To my foodie friends out there, this may seem an obvious thing. But I am really coming to the realization that I am not able to continue to eat all of this processed crap and still maintain a healthy body... but I am tired of trying to analyze every single morsel that I chew.
I just want to eat without the freak out.
I'm going to bake some bread now.
Friday, January 14, 2011
slightly mad..
Can I get a witness??
Monday, January 10, 2011
Silent Crafting.
Today however, I am not at work because I have a bad chest cold that caused me to have laryngitis. The only way to treat this is to shut up. Do not speak, do not yell at the children (nasty looks and a coach's whistle are what I resort to for scolding...) Lots of hot beverages to soothe your voice box, and with any luck.. peace and quiet. Once your voice box has been damaged, it will react quickly and swell up to protect itself from more damage.. one of the most reactive muscles of your body. This is why, when I get a chest cold.. I always end up silent.. It almost kills me, every time.
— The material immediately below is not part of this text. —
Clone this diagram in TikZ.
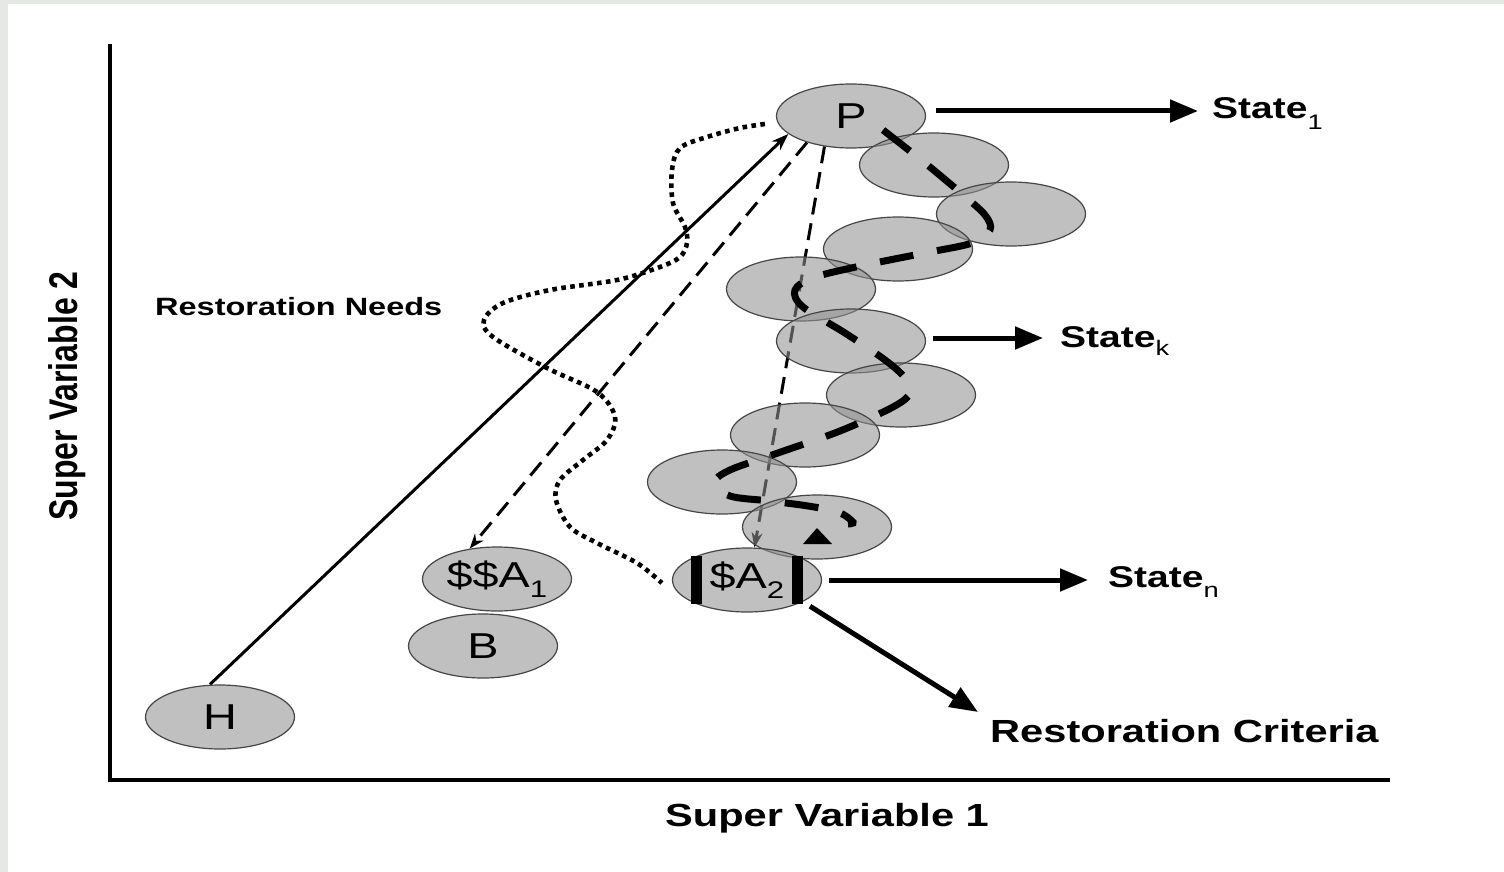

Today however I am going to be working on crafting. I have this huge list of things that need my attention. Some big projects, some small.. The list is on my dry wipe wall.. see?
I may try to get some of the little things done.. like "fix Monica's slipper", that wouldn't take long. I am, however in a race to finish a baby blanket for the neighbor lady, who is expecting a baby girl after 3 boys... here it is so far.. And yes, there is a cat underneath it, who can find a surface in my house not used by a cat?
Here is a bit of a close up on the pattern.. If you want it Joan let me know.. I'll mail you a copy. Wait until you see it done.. It has a fancy lacy edge too.. I have 3 little girls to make gifts for, so I may do another of these too.. frankly I started this yesterday morning. It goes quickly.
And then, last but not least, and as comedic relief.. I finished a dog coat for a friend of mine. I'd never done such a thing before, and wanted to make sure that it would work.. So I grabbed someone close to size and tried it on him..I know that it was not kind.. and he was not amused.. in the royal sense of the word. But the family got a really big laugh out of this. And hey.. it fit, so another success.